The day included an introduction from Leader of the Council Elizabeth Dennis-Harburg and Executive Member for Community Engagement Councillor Judi Billing, a short quiz on politics, democracy and elections, presentations from local MPs Oliver Heald (North East Herts) and Daisy Cooper (St Albans). There was also a ‘speed dating’ session which gave small groups of students the opportunity to ask questions directly to a cross-party group of district and county councillors. Ending with a presentation by the Youth Council.

Councillors and young people taking part in a debate in the council chamber

Councillor Judi Billing, Executive Member for Community Engagement, said: “It was a great day! The students were really engaged and keen to get involved and ask questions. It’s so important for young people to learn about local and national politics and how it affects their everyday lives. We want to encourage them to use their voice and it was great to see the group work together as well as some individuals speaking with passion and determination about what they thought.”
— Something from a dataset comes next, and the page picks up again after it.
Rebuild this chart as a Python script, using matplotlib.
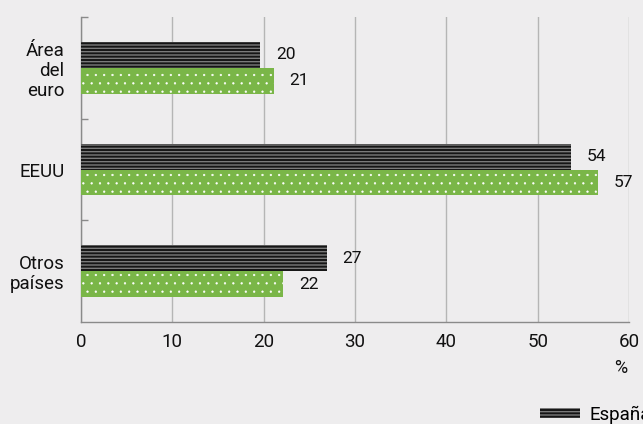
import matplotlib
matplotlib.use("Agg")
import matplotlib.pyplot as plt
import numpy as np
from matplotlib.patches import Patch

plt.rcParams['font.family'] = ['Roboto', 'DejaVu Sans']

categories = ["Área\ndel\neuro", "EEUU", "Otros\npaíses"]
series_names = ["España", "Área del euro"]
espana = [19.6, 53.6, 26.9]
area_euro = [21.1, 56.6, 22.1]
x_ticks = [0, 10, 20, 30, 40, 50, 60]

bg = "#EEEDEE"
green = "#7AB648"
dark = "#151515"
stripe = "#7a7a7a"
grid_c = "#b5b5b5"
txt = "#111111"

fig = plt.figure(figsize=(6.43, 4.24), dpi=100, facecolor=bg)
ax = fig.add_axes([81/643, 1-322/424, 548/643, 305/424], facecolor=bg)

y = np.arange(len(categories))
h = 0.255

b1 = ax.barh(y - h/2, espana, height=h, color=dark, edgecolor=stripe,
             hatch='-----', linewidth=0, zorder=3)
b2 = ax.barh(y + h/2, area_euro, height=h, color=green, edgecolor='white',
             hatch='..', linewidth=0, zorder=3)
for r in b2:
    if hasattr(r, "set_hatch_linewidth"):
        r.set_hatch_linewidth(0.4)

for bars, vals in ((b1, espana), (b2, area_euro)):
    for rect, v in zip(bars, vals):
        ax.annotate(f"{v:.0f}", (rect.get_width(), rect.get_y() + rect.get_height()/2),
                    xytext=(11.5, 0), textcoords='offset points',
                    ha='left', va='center', fontsize=12.5, color=txt)

ax.set_xlim(0, 60)
ax.set_ylim(2.5, -0.5)
ax.set_xticks(x_ticks)
ax.set_xticklabels([str(t) for t in x_ticks], fontsize=13.5, color=txt)
ax.tick_params(axis='x', length=0, pad=8)

ax.set_yticks(y)
ax.set_yticklabels(categories, fontsize=13.5, color=txt, linespacing=1.15)
ax.tick_params(axis='y', length=0, pad=12)
ax.set_yticks([-0.5, 0.5, 1.5], minor=True)
ax.tick_params(axis='y', which='minor', direction='in', length=5, color='#8a8a8a', width=1)

ax.grid(axis='x', color=grid_c, linewidth=1, zorder=0)
for s in ('top', 'right'):
    ax.spines[s].set_visible(False)
for s in ('left', 'bottom'):
    ax.spines[s].set_color('#8a8a8a')
    ax.spines[s].set_linewidth(1)

fig.text(621/643, 1-368/424, "%", ha='center', va='center', fontsize=13, color=txt)

handles = [Patch(facecolor=dark, edgecolor=stripe, hatch='-----', linewidth=0),
           Patch(facecolor=green, edgecolor='white', hatch='..', linewidth=0)]
fig.legend(handles, series_names, ncol=2, loc='center left',
           bbox_to_anchor=(527/643, 1-415/424), frameon=False, fontsize=13.5,
           handlelength=2.1, handleheight=0.45, handletextpad=0.55, columnspacing=1.5,
           borderpad=0.2)

fig.savefig("out.png", dpi=100, facecolor=bg)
To really help the young people get to grips with democracy, a council-style debate was held about whether the legal voting age should be lowered to 16, with a lively discussion about the pros and cons. Students put forward a successful motion as well as an amendment which were carried. The amendment put forward was that schools should include political education as part of the curriculum.
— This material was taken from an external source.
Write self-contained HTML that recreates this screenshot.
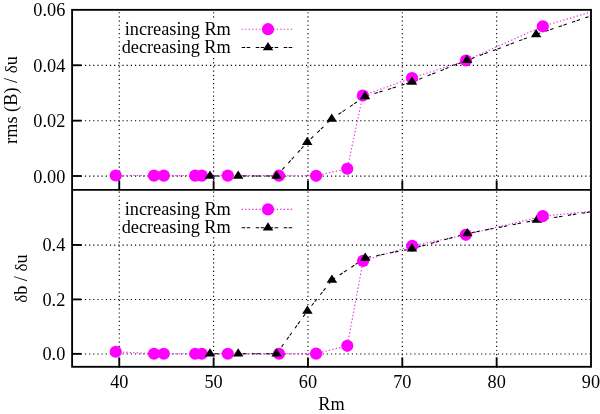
<!DOCTYPE html>
<html><head><meta charset="utf-8"><style>
html,body{margin:0;padding:0;background:#fff;}
body{width:600px;height:414px;overflow:hidden;font-family:"Liberation Serif",serif;}
svg{display:block;will-change:transform}
text{font-family:"Liberation Serif",serif;fill:#000}
</style></head><body>
<svg width="600" height="414" viewBox="0 0 600 414">
<rect width="600" height="414" fill="#fff"/>

<g stroke="#000" stroke-width="1.1" stroke-dasharray="1.2 2.97" fill="none">
<line x1="119.27" y1="367.8" x2="119.27" y2="9.85"/>
<line x1="213.62" y1="367.8" x2="213.62" y2="9.85"/>
<line x1="307.96" y1="367.8" x2="307.96" y2="9.85"/>
<line x1="402.31" y1="367.8" x2="402.31" y2="9.85"/>
<line x1="496.65" y1="367.8" x2="496.65" y2="9.85"/>
<line x1="72.39999999999999" y1="65.4" x2="591.0" y2="65.4"/>
<line x1="72.39999999999999" y1="120.80000000000001" x2="591.0" y2="120.80000000000001"/>
<line x1="72.39999999999999" y1="176.15" x2="591.0" y2="176.15"/>
<line x1="72.39999999999999" y1="245.1" x2="591.0" y2="245.1"/>
<line x1="72.39999999999999" y1="299.54999999999995" x2="591.0" y2="299.54999999999995"/>
<line x1="72.39999999999999" y1="354.0" x2="591.0" y2="354.0"/>
</g>
<polyline points="115.75,175.50 154.00,175.60 163.80,175.60 195.20,175.60 201.80,175.60 227.80,175.60 279.00,175.70 316.10,175.80 347.25,168.75 362.80,95.50 412.00,78.00 466.00,60.50 542.80,26.30 591.00,12.00" fill="none" stroke="#ea20ea" stroke-opacity="0.95" stroke-width="1.1" stroke-dasharray="1.4 2.1"/>
<polyline points="210.00,175.90 238.20,175.90 276.60,175.90 307.20,142.30 331.70,118.90 365.00,96.50 412.00,82.00 467.00,60.30 536.10,34.50 591.00,15.80" fill="none" stroke="#000" stroke-width="1.05" stroke-dasharray="3.5 1.5 3.5 5.5"/>
<circle cx="115.75" cy="175.50" r="6.1" fill="#ff00ff"/>
<circle cx="154.00" cy="175.60" r="6.1" fill="#ff00ff"/>
<circle cx="163.80" cy="175.60" r="6.1" fill="#ff00ff"/>
<circle cx="195.20" cy="175.60" r="6.1" fill="#ff00ff"/>
<circle cx="201.80" cy="175.60" r="6.1" fill="#ff00ff"/>
<circle cx="227.80" cy="175.60" r="6.1" fill="#ff00ff"/>
<circle cx="279.00" cy="175.70" r="6.1" fill="#ff00ff"/>
<circle cx="316.10" cy="175.80" r="6.1" fill="#ff00ff"/>
<circle cx="347.25" cy="168.75" r="6.1" fill="#ff00ff"/>
<circle cx="362.80" cy="95.50" r="6.1" fill="#ff00ff"/>
<circle cx="412.00" cy="78.00" r="6.1" fill="#ff00ff"/>
<circle cx="466.00" cy="60.50" r="6.1" fill="#ff00ff"/>
<path d="M210.00,170.39 L204.75,178.65 L215.25,178.65 Z" fill="#000"/>
<path d="M238.20,170.39 L232.95,178.65 L243.45,178.65 Z" fill="#000"/>
<path d="M276.60,170.39 L271.35,178.65 L281.85,178.65 Z" fill="#000"/>
<path d="M307.20,136.79 L301.95,145.05 L312.45,145.05 Z" fill="#000"/>
<path d="M331.70,113.39 L326.45,121.65 L336.95,121.65 Z" fill="#000"/>
<path d="M365.00,90.99 L359.75,99.25 L370.25,99.25 Z" fill="#000"/>
<path d="M412.00,76.49 L406.75,84.75 L417.25,84.75 Z" fill="#000"/>
<path d="M467.00,54.79 L461.75,63.05 L472.25,63.05 Z" fill="#000"/>
<path d="M536.10,28.99 L530.85,37.25 L541.35,37.25 Z" fill="#000"/>
<circle cx="542.80" cy="26.30" r="6.1" fill="#ff00ff"/>
<polyline points="115.75,351.75 154.00,353.75 163.80,353.75 195.20,353.75 201.80,353.75 227.80,353.75 279.00,353.75 316.10,353.60 347.30,345.80 363.10,260.90 412.25,245.75 465.80,234.80 542.80,216.10 591.00,211.30" fill="none" stroke="#ea20ea" stroke-opacity="0.95" stroke-width="1.1" stroke-dasharray="1.4 2.1"/>
<polyline points="210.00,353.70 238.20,353.70 276.60,353.70 307.40,311.00 331.90,280.10 365.30,257.90 412.00,248.70 467.30,233.50 537.00,220.00 591.00,211.90" fill="none" stroke="#000" stroke-width="1.05" stroke-dasharray="3.5 1.5 3.5 5.5"/>
<circle cx="115.75" cy="351.75" r="6.1" fill="#ff00ff"/>
<circle cx="154.00" cy="353.75" r="6.1" fill="#ff00ff"/>
<circle cx="163.80" cy="353.75" r="6.1" fill="#ff00ff"/>
<circle cx="195.20" cy="353.75" r="6.1" fill="#ff00ff"/>
<circle cx="201.80" cy="353.75" r="6.1" fill="#ff00ff"/>
<circle cx="227.80" cy="353.75" r="6.1" fill="#ff00ff"/>
<circle cx="279.00" cy="353.75" r="6.1" fill="#ff00ff"/>
<circle cx="316.10" cy="353.60" r="6.1" fill="#ff00ff"/>
<circle cx="347.30" cy="345.80" r="6.1" fill="#ff00ff"/>
<circle cx="363.10" cy="260.90" r="6.1" fill="#ff00ff"/>
<circle cx="412.25" cy="245.75" r="6.1" fill="#ff00ff"/>
<circle cx="465.80" cy="234.80" r="6.1" fill="#ff00ff"/>
<path d="M210.00,348.19 L204.75,356.45 L215.25,356.45 Z" fill="#000"/>
<path d="M238.20,348.19 L232.95,356.45 L243.45,356.45 Z" fill="#000"/>
<path d="M276.60,348.19 L271.35,356.45 L281.85,356.45 Z" fill="#000"/>
<path d="M307.40,305.49 L302.15,313.75 L312.65,313.75 Z" fill="#000"/>
<path d="M331.90,274.59 L326.65,282.85 L337.15,282.85 Z" fill="#000"/>
<path d="M365.30,252.39 L360.05,260.65 L370.55,260.65 Z" fill="#000"/>
<path d="M412.00,243.19 L406.75,251.45 L417.25,251.45 Z" fill="#000"/>
<path d="M467.30,227.99 L462.05,236.25 L472.55,236.25 Z" fill="#000"/>
<path d="M537.00,214.49 L531.75,222.75 L542.25,222.75 Z" fill="#000"/>
<circle cx="542.80" cy="216.10" r="6.1" fill="#ff00ff"/>
<rect x="121.5" y="20.20" width="111" height="36.6" fill="#fff"/>
<text x="230.8" y="35" font-size="18.3" text-anchor="end">increasing Rm</text>
<text x="230.8" y="53.2" font-size="18.3" text-anchor="end">decreasing Rm</text>
<line x1="241.7" y1="29.2" x2="293.3" y2="29.2" stroke="#ea20ea" stroke-opacity="0.95" stroke-width="1.1" stroke-dasharray="1.4 2.1"/>
<circle cx="268.00" cy="29.20" r="6.1" fill="#ff00ff"/>
<line x1="241.7" y1="47.5" x2="293.3" y2="47.5" stroke="#000" stroke-width="1.05" stroke-dasharray="3.5 1.5 3.5 5.5"/>
<path d="M268.00,41.99 L262.75,50.25 L273.25,50.25 Z" fill="#000"/>
<rect x="121.5" y="200.40" width="111" height="36.6" fill="#fff"/>
<text x="230.8" y="215.2" font-size="18.3" text-anchor="end">increasing Rm</text>
<text x="230.8" y="233.39999999999998" font-size="18.3" text-anchor="end">decreasing Rm</text>
<line x1="241.7" y1="209.39999999999998" x2="293.3" y2="209.39999999999998" stroke="#ea20ea" stroke-opacity="0.95" stroke-width="1.1" stroke-dasharray="1.4 2.1"/>
<circle cx="268.00" cy="209.40" r="6.1" fill="#ff00ff"/>
<line x1="241.7" y1="227.7" x2="293.3" y2="227.7" stroke="#000" stroke-width="1.05" stroke-dasharray="3.5 1.5 3.5 5.5"/>
<path d="M268.00,222.19 L262.75,230.45 L273.25,230.45 Z" fill="#000"/>
<g stroke="#000" stroke-width="1.85" fill="none">
<rect x="72.1" y="9.85" width="518.9" height="356.95"/>
<line x1="72.1" y1="189.9" x2="591.0" y2="189.9"/>
<line x1="72.1" y1="65.25" x2="81.5" y2="65.25"/>
<line x1="72.1" y1="120.65" x2="81.5" y2="120.65"/>
<line x1="72.1" y1="176.0" x2="81.5" y2="176.0"/>
<line x1="72.1" y1="244.95" x2="81.5" y2="244.95"/>
<line x1="72.1" y1="299.4" x2="81.5" y2="299.4"/>
<line x1="72.1" y1="353.85" x2="81.5" y2="353.85"/>
<line x1="119.27" y1="189.9" x2="119.27" y2="180.5"/>
<line x1="119.27" y1="366.8" x2="119.27" y2="357.40000000000003"/>
<line x1="213.62" y1="189.9" x2="213.62" y2="180.5"/>
<line x1="213.62" y1="366.8" x2="213.62" y2="357.40000000000003"/>
<line x1="307.96" y1="189.9" x2="307.96" y2="180.5"/>
<line x1="307.96" y1="366.8" x2="307.96" y2="357.40000000000003"/>
<line x1="402.31" y1="189.9" x2="402.31" y2="180.5"/>
<line x1="402.31" y1="366.8" x2="402.31" y2="357.40000000000003"/>
<line x1="496.65" y1="189.9" x2="496.65" y2="180.5"/>
<line x1="496.65" y1="366.8" x2="496.65" y2="357.40000000000003"/>
</g>
<text x="65.3" y="16.15" font-size="18.3" text-anchor="end">0.06</text>
<text x="65.3" y="71.55" font-size="18.3" text-anchor="end">0.04</text>
<text x="65.3" y="126.95" font-size="18.3" text-anchor="end">0.02</text>
<text x="65.3" y="182.60" font-size="18.3" text-anchor="end">0.00</text>
<text x="65.3" y="251.25" font-size="18.3" text-anchor="end">0.4</text>
<text x="65.3" y="305.70" font-size="18.3" text-anchor="end">0.2</text>
<text x="65.3" y="360.15" font-size="18.3" text-anchor="end">0.0</text>
<text x="119.27" y="388.4" font-size="18.3" text-anchor="middle">40</text>
<text x="213.62" y="388.4" font-size="18.3" text-anchor="middle">50</text>
<text x="307.96" y="388.4" font-size="18.3" text-anchor="middle">60</text>
<text x="402.31" y="388.4" font-size="18.3" text-anchor="middle">70</text>
<text x="496.65" y="388.4" font-size="18.3" text-anchor="middle">80</text>
<text x="591.00" y="388.4" font-size="18.3" text-anchor="middle">90</text>
<text x="331.5" y="409.5" font-size="18.3" text-anchor="middle">Rm</text>
<text transform="translate(16.5,100) rotate(-90)" font-size="18.3" text-anchor="middle">rms (B) / <tspan font-size="17">δ</tspan>u</text>
<text transform="translate(26.5,278.6) rotate(-90)" font-size="18.3" text-anchor="middle"><tspan font-size="17">δ</tspan>b / <tspan font-size="17">δ</tspan>u</text>
</svg></body></html>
One student commented: “It was really interesting and informative. The quiz was a good icebreaker and provided us an opportunity to demonstrate prior knowledge. Hearing from MPs was really helpful and we had some good discussions. Getting the chance to talk to councillors one-on-one was also really interesting. The debate was really good as we got to see how heated they can become and how different topics are discussed and voted on in the council.”

Another said: “I had a great time and feel more confident after the workshop. The environment was safe and welcoming. My favourite parts were the Q&A with the MP and the speed dating with the councillors. It was really engaging.”

As part of UK Parliament Week as well as Local Democracy Week last month (10-16 October) a number of primary and secondary schools across the district have had visits from local councillors in the last few weeks. Special assemblies and sessions were organised to raise awareness of the workings of local government which included a question and answer session with councillors and a voting exercise using election ballot boxes.